Monday, 25 March 2019

Over The Years,

the general public have often been conned,


the latest as far as I can see? recycling, I have never understood the economics of it, I always seem to find that the cost of moving the rubbish to be recycled by far outweighs the cost of using new raw materials, unless the waste is shipped to a nation that has the wages infrastructure to keep labour costs low, but even then that is now getting to be less of an option, if this report from America is anything to go by, it appears that for recyclables they have nowhere else to go, mixed paper and plastic exports to China plunged more than 90 percent between January 2017 and January 2018, according to data compiled by the U.S. Census Bureau and the U.S. International Trade Commission. As the industry scrambled to find new buyers, prices went through the floor. Anne Germain, Vice President of Technical and Regulatory Affairs at the National Waste and Recycling Association, an industry trade group, stated that mixed paper went from selling for about $100 a ton to a high of about $3 a ton,

as Scott McGrath, Environmental Planning Director at the City of Philadelphia Streets Department explained, the city was recently making good money selling its recyclables to processors, with the price peaking at $67 a ton in 2012. By January 2018, Philly was paying its contractor, Republic Services, $20 a ton to continue taking recycling. By the summer, that figure had jumped to $40 a ton.
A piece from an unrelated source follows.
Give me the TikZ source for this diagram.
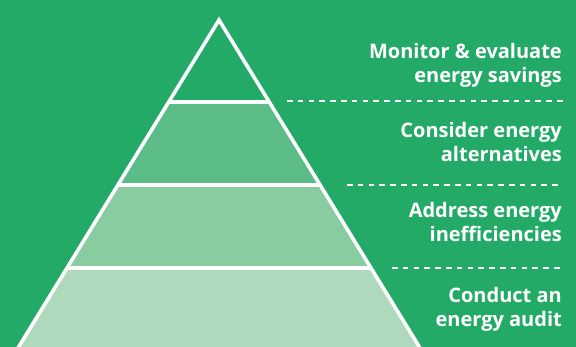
\documentclass[tikz,border=0pt]{standalone}
\usepackage{fontspec}
\setmainfont{Open Sans}
\begin{document}
\begin{tikzpicture}[x=1pt,y=-1pt,
  every node/.style={inner sep=0pt},
  label/.style={anchor=base east, align=right, text=white,
    font=\fontsize{20}{24}\selectfont\bfseries},
  edge/.style={draw=white, line width=3.6pt, line join=miter},
  divider/.style={draw=white, line width=2pt, dash pattern=on 5.5pt off 5.3pt}]
  \definecolor{bggreen}{HTML}{23AA67}
  \definecolor{tiertwo}{HTML}{5CBC87}
  \definecolor{tierthree}{HTML}{88CCA0}
  \definecolor{tierfour}{HTML}{AFD9BC}
  \useasboundingbox (0,0) rectangle (576,347);
  \clip (0,0) rectangle (576,347);
  \fill[bggreen] (0,0) rectangle (576,347);

  % pyramid corners
  \coordinate (apex) at (219,20);
  \coordinate (l1) at (168.7,102); \coordinate (r1) at (269.3,102);
  \coordinate (l2) at (117.9,185); \coordinate (r2) at (320.1,185);
  \coordinate (l3) at (67.0,268);  \coordinate (r3) at (371.0,268);
  \coordinate (l4) at (10.6,360);  \coordinate (r4) at (427.4,360);

  % tiers
  \fill[bggreen]   (apex) -- (l1) -- (r1) -- cycle;
  \fill[tiertwo]   (l1) -- (l2) -- (r2) -- (r1) -- cycle;
  \fill[tierthree] (l2) -- (l3) -- (r3) -- (r2) -- cycle;
  \fill[tierfour]  (l3) -- (l4) -- (r4) -- (r3) -- cycle;

  % outline and tier separators
  \draw[edge] (l4) -- (apex) -- (r4);
  \draw[edge] (l1) -- (r1);
  \draw[edge] (l2) -- (r2);
  \draw[edge] (l3) -- (r3);

  % dashed rules between labels
  \coordinate (d1a) at (287,101.5); \coordinate (d1b) at (563,101.5);
  \coordinate (d2a) at (347,185);   \coordinate (d2b) at (563,185);
  \coordinate (d3a) at (392,268);   \coordinate (d3b) at (563,268);
  \draw[divider] (d1a) -- (d1b);
  \draw[divider] (d2a) -- (d2b);
  \draw[divider] (d3a) -- (d3b);

  % labels (anchored on the baseline of the second line)
  \node[label] (t1) at (562,83)  {Monitor \& evaluate\\energy savings};
  \node[label] (t2) at (562,162) {Consider energy\\alternatives};
  \node[label] (t3) at (562,242) {Address energy\\inefficiencies};
  \node[label] (t4) at (562,327) {Conduct an\\energy audit};
\end{tikzpicture}
\end{document}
When the city started trying to renegotiate its contract, which expired in September, Republic Services asked for $170 a ton to keep recycling, and the worst byproduct of recycling? the bins making Great Britain look like a huge rubbish dump, I have got used to seeing wonderful streets and houses with massed bins outside them, but when we first came back to the UK last year I was shocked at how horrible the bins looked, but there it is.